Assistant Professor, University of Nebraska-Lincoln College of Law
The new Pokémon Go app has already generated many discussions regarding the multiple ways that the game intersects with the law. I’ve previously opined on some of the broader issues, but, as a tax professor, my thoughts have naturally focused on that topic. Fortunately, the Surly Subgroup was nice enough to let me present those thoughts here in a guest post.
The tax issues that I’ve been thinking about stem largely from the fact that Pokémon Go is built on a freemium business model. That is, the app is free, but users can pay for certain “premium” features like additional Pokéballs, incense, and lure modules. (If these phrases mean nothing to you, here is a nice primer on the game.) Those purchases are all done through the purchase and use of an in-app currency called Pokécoins. The whole thing might sound silly, but the app is already generating over $1.5 million in daily revenue for its developer, Niantic, Inc. The company will also soon be selling “sponsored partnerships” that allow companies to be listed more prominently in the game. The potential revenue streams look plentiful at this point. So what are the tax issues?
State Tax-Base Issues
The first issue that came to my mind as a state and local guy is how purchases of Pokécoins would be taxed under states’ sales taxes. Those purchases represent consumption, of course, but states are woefully inconsistent regarding whether and how they’ve extended their sales taxes to include purchases of digital items. Even where states have done so, the treatment of Pokécoins raises some interesting questions. Digital versions of tangible objects like movies or books are often addressed in state statutes or guidance, but Pokécoins that can be used to purchase “limited, nontransferable, non-sublicenseable, revocable license[s]” to use in-app upgrades are very different. There is no physical-world analogy that applies quite as neatly. Determining the taxability of these purchases might require a deep dig into a state’s guidance.
If Pokécoins are taxable under state law, the next question is where they are taxable. Would Nebraska tax all of my Pokécoins simply because my billing address is in the state? What if I purchase and use Pokécoins in Colorado while on vacation?
The difficulty of the statutory issues might be potentially limited, in the short term, by existing limitations on states’ authority to require gaming developers to collect their taxes. The Supreme Court currently requires that a vendor have a physical presence in a state before that state can require the vendor to collect its sales taxes. Niantic presumably has a very small physical footprint, and it thus likely doesn’t care about the nuances of states’ guidance on sales of digital property.
This doesn’t mean that the statutory issues don’t matter, of course. They certainly do. For one thing, the Court’s physical-presence rule is facing significant challenge, and its future is uncertain. As I’ve previously written, it is unclear whether and how any change will occur, but if the physical presence rule were overturned, app developers might have to deal with expanded sales tax collection obligations in the future. That might not be a problem for apps as successful as Pokémon Go, but could present a real problem for smaller apps and developers.

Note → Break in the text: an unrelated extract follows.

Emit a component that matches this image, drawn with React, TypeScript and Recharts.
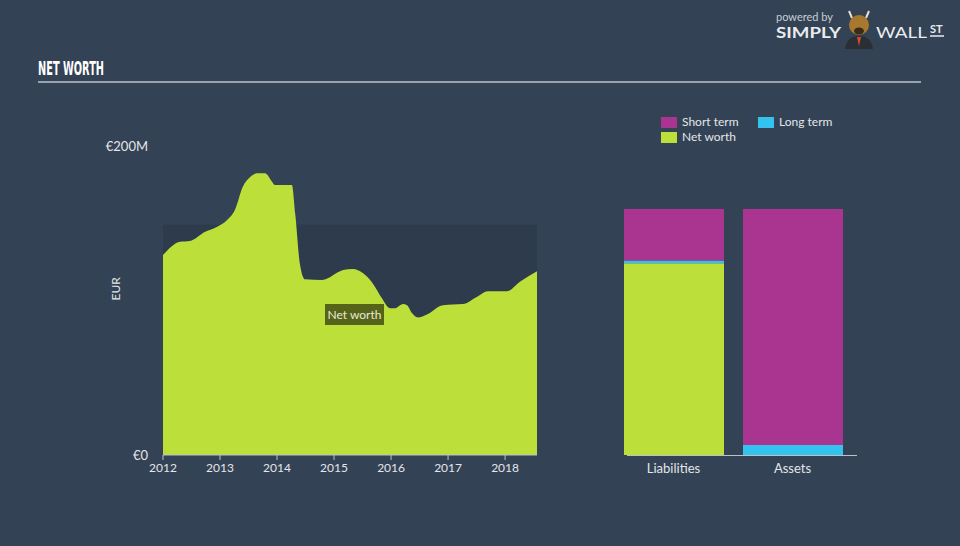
import {
  AreaChart,
  Area,
  BarChart,
  Bar,
  XAxis,
  YAxis,
  ReferenceArea,
} from "recharts";

// Net worth history (EUR millions), date as fractional year
const netWorthDates = [
  2012.0, 2012.3, 2012.47, 2012.74, 2012.95, 2013.12, 2013.26, 2013.4, 2013.53,
  2013.65, 2013.79, 2013.91, 2013.96, 2014.26, 2014.32, 2014.4, 2014.49,
  2014.79, 2015.16, 2015.33, 2015.51, 2015.68, 2015.84, 2015.98, 2016.07,
  2016.21, 2016.28, 2016.37, 2016.47, 2016.63, 2016.91, 2017.26, 2017.51,
  2017.7, 2018.03, 2018.26, 2018.56,
];
const netWorthValues = [
  129.4, 138, 138.5, 144.5, 147.8, 152, 158.6, 173.7, 180, 182.3, 182.3, 177,
  174.8, 174.8, 156, 124, 113.7, 113.3, 119.7, 120.4, 117.6, 111, 101.4, 95, 95,
  97.7, 97, 91.7, 89, 91, 97, 97.7, 102.5, 106, 106, 112.2, 119,
];
const yearTicks = [2012, 2013, 2014, 2015, 2016, 2017, 2018];
const valueTicks = [0, 200];
const assetsBand = 149;

// Latest balance sheet (EUR millions)
const balanceCategories = ["Liabilities", "Assets"];
const netWorthBar = [119, 0];
const longTerm = [1.7, 6.2];
const shortTerm = [32, 146.5];

const BG = "#334254";
const LIME = "#bcdf3a";
const MAGENTA = "#a93590";
const CYAN = "#33c3ee";
const TEXT = "#e3e6ea";
const FONT = "Lato, 'Open Sans', sans-serif";

const historyData = netWorthDates.map((d, i) => ({ date: d, netWorth: netWorthValues[i] }));
const balanceData = balanceCategories.map((c, i) => ({
  name: c,
  netWorth: netWorthBar[i],
  longTerm: longTerm[i],
  shortTerm: shortTerm[i],
}));
const balanceTotal = netWorthBar[0] + longTerm[0] + shortTerm[0];

const legendItems = [
  { label: "Short term", color: MAGENTA, left: 661, top: 116 },
  { label: "Long term", color: CYAN, left: 758, top: 116 },
  { label: "Net worth", color: LIME, left: 661, top: 131 },
];

const App = () => {
  return (
    <div
      style={{
        position: "absolute",
        left: 0,
        top: 0,
        width: 960,
        height: 546,
        background: BG,
        fontFamily: FONT,
        overflow: "hidden",
      }}
    >
      {/* logo */}
      <svg style={{ position: "absolute", left: 760, top: 5 }} width={200} height={45}>
        <text x={16} y={16} fontSize={11} fill="#c9ced4" fontFamily={FONT}>
          powered by
        </text>
        <text
          x={16}
          y={33}
          fontSize={16}
          fontWeight="bold"
          fill="#e9ecef"
          fontFamily={FONT}
          textLength={65}
          lengthAdjust="spacingAndGlyphs"
        >
          SIMPLY
        </text>
        <path d="M89 6 L92 13 M109 6 L106 13" stroke="#e8e0d0" strokeWidth={2} />
        <ellipse cx={99} cy={20} rx={10} ry={10} fill="#a8782e" />
        <ellipse cx={99} cy={26} rx={5} ry={3.5} fill="#3a2a18" />
        <path d="M85 44 Q87 31 99 31 Q111 31 113 44 Z" fill="#2a2f36" />
        <path d="M97 32 L99 41 L101 32 Z" fill="#d94a2a" />
        <text
          x={116}
          y={33}
          fontSize={16}
          fill="#e9ecef"
          fontFamily={FONT}
          textLength={51}
          lengthAdjust="spacingAndGlyphs"
        >
          WALL
        </text>
        <text x={170} y={28} fontSize={11} fontWeight="bold" fill="#e9ecef" fontFamily={FONT}>
          ST
        </text>
        <line x1={170} y1={31} x2={184} y2={31} stroke="#e9ecef" strokeWidth={1.5} />
      </svg>

      {/* title */}
      <svg style={{ position: "absolute", left: 38, top: 56 }} width={120} height={24}>
        <text
          x={0}
          y={19}
          fontSize={20}
          fontWeight="bold"
          fill="#ffffff"
          fontFamily="'Liberation Sans Narrow', 'DejaVu Sans Condensed', sans-serif"
          textLength={66}
          lengthAdjust="spacingAndGlyphs"
        >
          NET WORTH
        </text>
      </svg>
      <div
        style={{
          position: "absolute",
          left: 38,
          top: 81,
          width: 883,
          height: 2,
          background: "#9aa3ad",
        }}
      />

      {/* net worth history */}
      <div style={{ position: "absolute", left: 0, top: 100 }}>
        <AreaChart
          width={560}
          height={400}
          data={historyData}
          margin={{ top: 46, right: 23, bottom: 15, left: 0 }}
        >
          <ReferenceArea
            x1={2012}
            x2={2018.56}
            y1={0}
            y2={assetsBand}
            fill="#2d3b4d"
            fillOpacity={1}
            stroke="none"
          />
          <XAxis
            dataKey="date"
            type="number"
            domain={[2012, 2018.56]}
            ticks={yearTicks}
            allowDataOverflow
            height={30}
            stroke="#b9c1ca"
            tick={{ fill: TEXT, fontSize: 12 }}
            tickSize={5}
            tickMargin={3}
          />
          <YAxis
            width={163}
            domain={[0, 200]}
            ticks={valueTicks}
            tickFormatter={(v: number) => (v === 0 ? "€0" : `€${v}M`)}
            axisLine={false}
            tickLine={false}
            tickSize={0}
            tickMargin={15}
            tick={{ fill: TEXT, fontSize: 13 }}
            label={{
              value: "EUR",
              angle: -90,
              position: "insideLeft",
              offset: 116,
              fill: TEXT,
              fontSize: 12,
            }}
          />
          <Area
            type="monotone"
            dataKey="netWorth"
            fill={LIME}
            fillOpacity={1}
            stroke="none"
            isAnimationActive={false}
          />
        </AreaChart>
      </div>

      <div
        style={{
          position: "absolute",
          left: 325,
          top: 304,
          width: 59,
          height: 21,
          background: "#566419",
          color: "#e6e9d8",
          fontSize: 12,
          lineHeight: "21px",
          textAlign: "center",
        }}
      >
        Net worth
      </div>

      {/* legend */}
      {legendItems.map((item) => (
        <div
          key={item.label}
          style={{
            position: "absolute",
            left: item.left,
            top: item.top,
            display: "flex",
            alignItems: "center",
            fontSize: 12,
            color: TEXT,
            lineHeight: "12px",
          }}
        >
          <span
            style={{
              display: "inline-block",
              width: 16,
              height: 11,
              background: item.color,
              marginRight: 5,
            }}
          />
          {item.label}
        </div>
      ))}

      {/* balance sheet */}
      <div style={{ position: "absolute", left: 560, top: 100 }}>
        <BarChart
          width={400}
          height={400}
          data={balanceData}
          margin={{ top: 109, right: 108, bottom: 15, left: 54 }}
        >
          <XAxis
            dataKey="name"
            height={30}
            axisLine={false}
            tickLine={false}
            tickSize={6}
            tickMargin={3}
            tick={{ fill: TEXT, fontSize: 13 }}
          />
          <YAxis hide domain={[0, balanceTotal]} />
          <Bar dataKey="netWorth" stackId="a" fill={LIME} barSize={100} isAnimationActive={false} />
          <Bar dataKey="longTerm" stackId="a" fill={CYAN} barSize={100} isAnimationActive={false} />
          <Bar dataKey="shortTerm" stackId="a" fill={MAGENTA} barSize={100} isAnimationActive={false} />
        </BarChart>
      </div>
      <div
        style={{
          position: "absolute",
          left: 627,
          top: 455,
          width: 230,
          height: 1,
          background: "#b9c1ca",
        }}
      />
    </div>
  );
};

export default App;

I would be remiss if I didn’t also mention that the applicability of states’ laws to digital property also matters for those few of us who worry about paying use tax. I purchased some Pokécoins—for research purposes, of course—and I was not charged sales tax, so I might be the first to self-remit Pokémon Go use tax.
State Income Taxes
State courts have largely rejected the application of the physical-presence rule to taxes other than consumption taxes, and the Supreme Court has yet to intervene in any of those cases. Niantic could thus face state income-tax obligations in states where its users are located regardless of its own physical presence. This will depend on states’ nexus and sourcing rules, but there is a liability potential. No word on whether states are planning to pursue this, but they theoretically could do so.
Data as Currency
In a forthcoming article, I explore the relationship between tax, privacy, and the use of data as a currency in today’s economy. In the article, I focus specifically on services like Google and Facebook, but applications like Pokémon Go present a similar situation. I conclude that the best way to view the provision of these digital products in exchange for consumer data is as a new form of barter transaction. Now, to be clear, I don’t think that we will see these barters being taxed (at least directly), but we should recognize that the failure to do so creates a tax preference for the use of data as a currency. That tax preference benefits companies in this space and is in tension with other regulatory attempts to protect personal privacy. If we are really concerned with the data that these companies collect, eliminating that tax preference might make sense.
In sum, even if you don’t have the inclination to “catch ‘em all,” Pokémon Go and similar digital games raise many tax issues. Some states are already discussing new taxes on digital downloads and those proposed taxes have already been labeled as Pokémon taxes. We will undoubtedly hear more about this in the near future.